Scania Argentina has completed the conversion of two generator engine sets to be powered by biogas for Estancia San Lino.
Located in Chivilcoy, Buenos Aires Province, Argentina, the first two Scania biogas engines will be used for the San Lino Agropecuaria SA agricultural and livestock enterprise. The biogas, also known as renewable natural gas (RNG), will be produced from animal manure and then processed through anaerobic digesters. At the end of the process, the biogas is transformed into electricity through generator sets with Scania engines from the company’s Green Efficiency line.
In turn, the biodigester waste returns to the earth as natural fertilizers. “Those are the same elements that the plant uses to grow, instead of buying fossil fertilizers. That is the concept of circular economy,” said Jaime Goodall of San Lino Agropecuaria SA.
According to Leandro Hernández, director of services at Scania Argentina, the engines for this purpose can be 9, 13, or 15 liters. “They are of the otto cycle type, they work with natural gas at 1500 rpm, generating 50 hertz,” said Hernández. “They are assembled with national Powgen brand generator sets and the service is carried out directly by Scania, which has 28 service points in the country prepared to attend to this type of technology.”
The San Lino project is designed to obtain 250 m3 per hour, which is transformed by the motor generator into 300 kWh of electrical energy. It is then expanded to 500 kW, which is what the plant can feed constantly, generating injections to the network 24 hours a day, explained plant builders from BGA Energia.
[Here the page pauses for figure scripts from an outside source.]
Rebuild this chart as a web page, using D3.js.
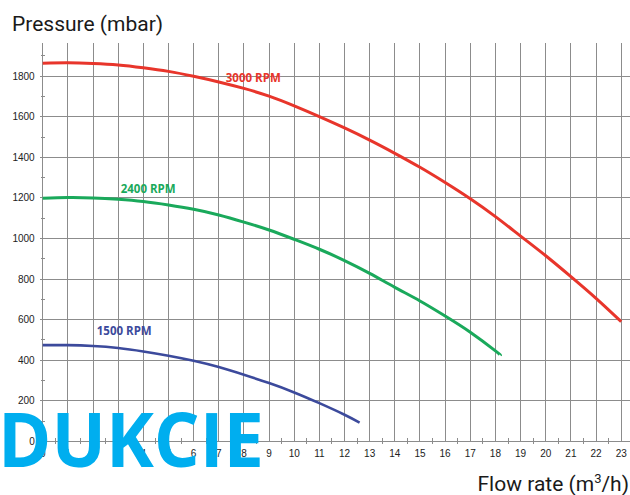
<!DOCTYPE html>
<html>
<head>
<meta charset="utf-8">
<script src="https://cdn.jsdelivr.net/npm/d3@7"></script>
<style>
  body { margin: 0; background: #fff; }
  svg { display: block; }
  .grid line { stroke: #8c8c8c; stroke-width: 1; shape-rendering: crispEdges; }
  .tick-label { font-family: "Liberation Sans", Arial, sans-serif; font-size: 10px; fill: #222; }
  .axis-title { font-family: Roboto, sans-serif; font-size: 21px; fill: #1a1a1a; }
  .rpm-label { font-family: "Open Sans", sans-serif; font-weight: bold; font-size: 11.5px; }
</style>
</head>
<body>
<div id="chart"></div>
<script>
// flow rate (m3/h) and pressure (mbar)
const flow3000 = [0, 1, 2, 3, 4, 5, 6, 7, 8, 9, 10, 11, 12, 13, 14, 15, 16, 17, 18, 19, 20, 21, 22, 23];
const pres3000 = [1864, 1866, 1863, 1856, 1842, 1824, 1800, 1772, 1740, 1702, 1654, 1601, 1545, 1485, 1420, 1351, 1276, 1196, 1108, 1012, 915, 812, 705, 590];

const flow2400 = [0, 1, 2, 3, 4, 5, 6, 7, 8, 9, 10, 11, 12, 13, 14, 15, 16, 17, 18, 18.2];
const pres2400 = [1198, 1202, 1200, 1193, 1182, 1165, 1144, 1116, 1081, 1042, 996, 947, 891, 828, 759, 692, 618, 538, 446, 424];

const flow1500 = [0, 1, 2, 3, 4, 5, 6, 7, 8, 9, 10, 11, 12, 12.6];
const pres1500 = [474, 474, 470, 460, 443, 422, 397, 366, 328, 287, 241, 188, 131, 92];

const seriesNames = ["3000 RPM", "2400 RPM", "1500 RPM"];
const seriesColors = ["#e8352b", "#1aa95b", "#3c4a9c"];
const labelFlow = [7.28, 3.1, 2.15];
const labelPres = [1772, 1223, 523];

const xTicks = d3.range(0, 24);
const yTicks = d3.range(0, 1801, 200);

const width = 630, height = 495;
const margin = { top: 43, right: 0, bottom: 54, left: 42.7 };

const svg = d3.select("#chart").append("svg")
  .attr("width", width)
  .attr("height", height);

const x = d3.scaleLinear().domain([0, 23.35]).range([margin.left, width - margin.right]);
const y = d3.scaleLinear().domain([0, 1964]).range([height - margin.bottom + 0.3, margin.top]);

// grid
const grid = svg.append("g").attr("class", "grid");
grid.selectAll(".vline").data(xTicks).enter().append("line")
  .attr("class", "vline")
  .attr("x1", d => x(d)).attr("x2", d => x(d))
  .attr("y1", y.range()[1]).attr("y2", y(0) + 1);
grid.selectAll(".hline").data(yTicks).enter().append("line")
  .attr("class", "hline")
  .attr("x1", margin.left - 3).attr("x2", width)
  .attr("y1", d => y(d)).attr("y2", d => y(d));

// minor ticks
grid.selectAll(".ymin").data(d3.range(100, 2000, 200)).enter().append("line")
  .attr("x1", margin.left - 2).attr("x2", margin.left + 2)
  .attr("y1", d => y(d)).attr("y2", d => y(d));
grid.selectAll(".xmin").data(d3.range(0.5, 23.5, 1)).enter().append("line")
  .attr("x1", d => x(d)).attr("x2", d => x(d))
  .attr("y1", y(0) - 3).attr("y2", y(0) + 3);

// tick labels
svg.selectAll(".ylab").data(yTicks).enter().append("text")
  .attr("class", "tick-label")
  .attr("x", margin.left - 8)
  .attr("y", d => y(d) + 3.5)
  .attr("text-anchor", "end")
  .text(d => d);
svg.selectAll(".xlab").data(xTicks).enter().append("text")
  .attr("class", "tick-label")
  .attr("x", d => x(d))
  .attr("y", y(0) + 16)
  .attr("text-anchor", "middle")
  .text(d => d);

// curves
const line = d3.line()
  .x(d => x(d[0]))
  .y(d => y(d[1]))
  .curve(d3.curveNatural);

const curves = [
  d3.zip(flow3000, pres3000),
  d3.zip(flow2400, pres2400),
  d3.zip(flow1500, pres1500)
];

svg.selectAll(".curve").data(curves).enter().append("path")
  .attr("class", "curve")
  .attr("fill", "none")
  .attr("stroke", (d, i) => seriesColors[i])
  .attr("stroke-width", (d, i) => i == 2 ? 2.6 : 3)
  .attr("d", line);

svg.selectAll(".rpm-label").data(seriesNames).enter().append("text")
  .attr("class", "rpm-label")
  .attr("x", (d, i) => x(labelFlow[i]))
  .attr("y", (d, i) => y(labelPres[i]))
  .attr("fill", (d, i) => seriesColors[i])
  .text(d => d);

// axis titles
svg.append("text")
  .attr("class", "axis-title")
  .attr("x", 12)
  .attr("y", 31)
  .text("Pressure (mbar)");

const xt = svg.append("text")
  .attr("class", "axis-title")
  .attr("x", 629)
  .attr("y", 491)
  .attr("text-anchor", "end");
xt.append("tspan").text("Flow rate (m");
xt.append("tspan").attr("font-size", "13px").attr("dy", -8).text("3");
xt.append("tspan").attr("dy", 8).text("/h)");

// watermark
svg.append("text")
  .attr("x", -2)
  .attr("y", 467)
  .attr("font-family", "'Open Sans', sans-serif")
  .attr("font-weight", "bold")
  .attr("font-size", 76)
  .attr("fill", "#00aeef")
  .attr("textLength", 266)
  .attr("lengthAdjust", "spacingAndGlyphs")
  .text("DUKCIE");
</script>
</body>
</html>
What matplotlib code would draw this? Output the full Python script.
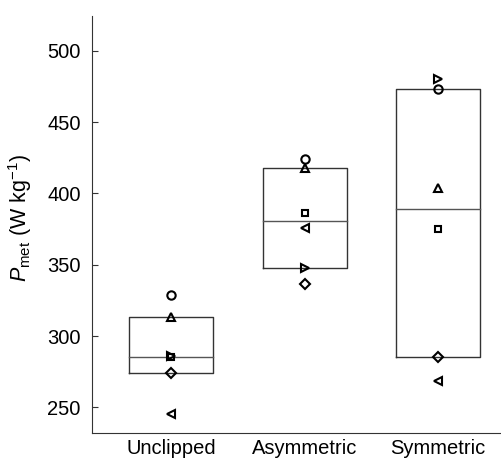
import numpy as np
import matplotlib
matplotlib.use('Agg')
import matplotlib.pyplot as plt

plt.rcParams['font.family'] = ['Liberation Sans', 'DejaVu Sans']
plt.rcParams['mathtext.fontset'] = 'custom'
plt.rcParams['mathtext.rm'] = 'Liberation Sans'
plt.rcParams['mathtext.it'] = 'Liberation Sans:italic'

# --- dados ---
condicoes = ['Unclipped', 'Asymmetric', 'Symmetric']
marcadores = ['o', '^', '>', 's', 'D', '<']   # um marcador por sujeito
valores = {
    'Unclipped':  [328.5, 313.0, 286.0, 285.0, 274.0, 245.0],
    'Asymmetric': [423.9, 417.6, 347.5, 386.0, 336.8, 375.6],
    'Symmetric':  [473.0, 404.0, 480.0, 374.7, 285.5, 268.8],
}
yticks = [250, 300, 350, 400, 450, 500]

COR_CAIXA = '#333333'
COR_MEDIANA = '#555555'
FONTE = 14.5

fig = plt.figure(figsize=(5.02, 4.59), dpi=100)
ax = fig.add_axes([0.183, 0.056, 0.817, 0.909])

largura = 0.63
for i, cond in enumerate(condicoes):
    x = i + 1
    v = np.array(valores[cond])
    q1, med, q3 = np.percentile(v, [25, 50, 75], method='hazen')
    # caixa
    ax.plot([x - largura / 2, x + largura / 2, x + largura / 2, x - largura / 2, x - largura / 2],
            [q1, q1, q3, q3, q1], color=COR_CAIXA, lw=1.0, zorder=2)
    ax.plot([x - largura / 2, x + largura / 2], [med, med], color=COR_MEDIANA, lw=1.0, zorder=2)
    # pontos individuais
    for m, val in zip(marcadores, v):
        ms = 5 if m in ('s', 'D') else 6
        ax.plot(x, val, marker=m, ms=ms, mfc='none', mec='black', mew=1.5,
                linestyle='none', zorder=3)

ax.set_xlim(0.406, 3.48)
ax.set_ylim(231.8, 524.3)
ax.set_xticks([1, 2, 3])
ax.set_xticklabels(condicoes, fontsize=FONTE)
ax.set_yticks(yticks)
ax.tick_params(axis='y', direction='in', length=4, pad=8, labelsize=FONTE, color=COR_CAIXA)
ax.tick_params(axis='x', length=0, labelsize=FONTE, pad=4)
ax.set_ylabel(r'$P_\mathrm{met}$ (W kg$^{-1}$)', fontsize=15.5)
ax.yaxis.set_label_coords(-0.141, 0.516)

for s in ['top', 'right']:
    ax.spines[s].set_visible(False)
for s in ['left', 'bottom']:
    ax.spines[s].set_color(COR_CAIXA)

fig.savefig('out.png', dpi=100)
“The generation from biogas ranges between 160 and 200 MWh, this is 40% cheaper than the generation of electricity based on gas oil,” said Martín Pinos, managing partner of BGA Energia. “This opens the possibility that, in addition to having an environmental benefit from effluent treatment, the cost of electricity generation in rural areas can be reduced.”
Scania said that these processes and the biogas generator can reduce carbon dioxide emissions by 90%. “If we take all the generator sets that are working in the country in continuous generation and deliver energy to the grid in thermal power plants, and we convert them so that they are fed with biogas of animal origin or from other effluents, the carbon footprint could be reduced at the country level,” said Hernández.
Scania said that it is noticing a strong trend toward more sustainable engine solutions, with 15% of its engine sales centered around natural gas. In five years, the company forecasts that biogas engines will make up 15% of engine sales, giving natural gas a 30% share of total engine sales.